Let's All Kongregate: The Business and Aesthetics of Casual Gaming
Ben Aslinger
Wed., June 10, 3:30–4:30, Inn Wisconsin (2nd floor, East/Southeast)
On the first day of gaming class, students receive the recommendation to check out games such as Rag Doll Cannon, Dreams, I Wish I Were the Moon, or Shopping Cart Hero on Kongregate as a way to play more games and to practice honing a critical vocabulary with which they can describe, criticize, and analyze games. This has proven especially useful in the classroom since many college students, spending what little dollars they have on ramen noodles, often don’t have access to the newest console hits. In the current economic downturn, much has been written about the growth of casual gaming, but surprisingly little has been written in the business press about how casual gaming might be monetized, how advertising and marketing dollars on casual gaming portals might be distributed, and what the rise of casual games means for publishers, developers, and players. Even as commentators work to deconstruct and redefine the category of the gamer, arguing that the category’s associations with pale, white, male, and socially awkward players always erased a significant corpus of actual players and certainly doesn’t describe the range of current players, casual gaming still bears the specter of the unwashed masses crashing the gaming party – a characterization that makes it more difficult to pry apart and explore the aesthetic differences between casual games and the way that casual gaming provides “missing” gamers, senior gamers, and a new generation of gamers the opportunity to reflect on what constitutes good game design, fun play experiences, and what casual games can do. Casual games have been treated as a monolith, as if the aesthetic and development differences between these games didn’t matter. Television scholars have reclaimed devalued programs such as soap operas as worthy of critical and aesthetic analysis, and the same reclamation should happen in game studies; game studies needs to go further in addressing a variety of games and distribution mechanisms, not confining itself to the most commercially successful titles released by the major publishers for PC and console play.

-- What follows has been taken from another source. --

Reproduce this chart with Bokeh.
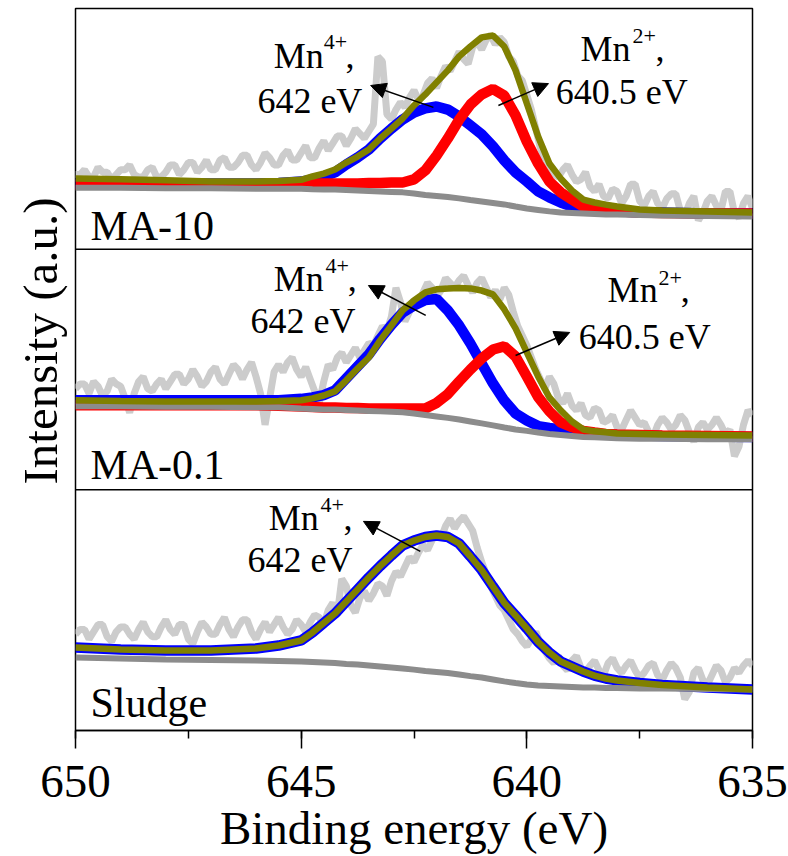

In this paper, I examine Kongregate, a site that has been dubbed the “YouTube of games,” in order to address issues including: how generic categorizations work in Kongregate, how the experience of playing a variety of games in Kongregate works to solidify and/or challenge generic categorizations, what “hardcore” game players learn from engaging with these games, and what lessons game industry professionals might take from their play experiences on Kongregate. Drawing on trade and popular press accounts of Kongregate, my own play experiences, participant observation in Kongregate’s message boards, and gaming scholarship from both education and media studies scholars, I argue that Kongregate provides a critical venue that allows players to explore new modes of game play and encourages developers to explore new avenues of game design and distribution.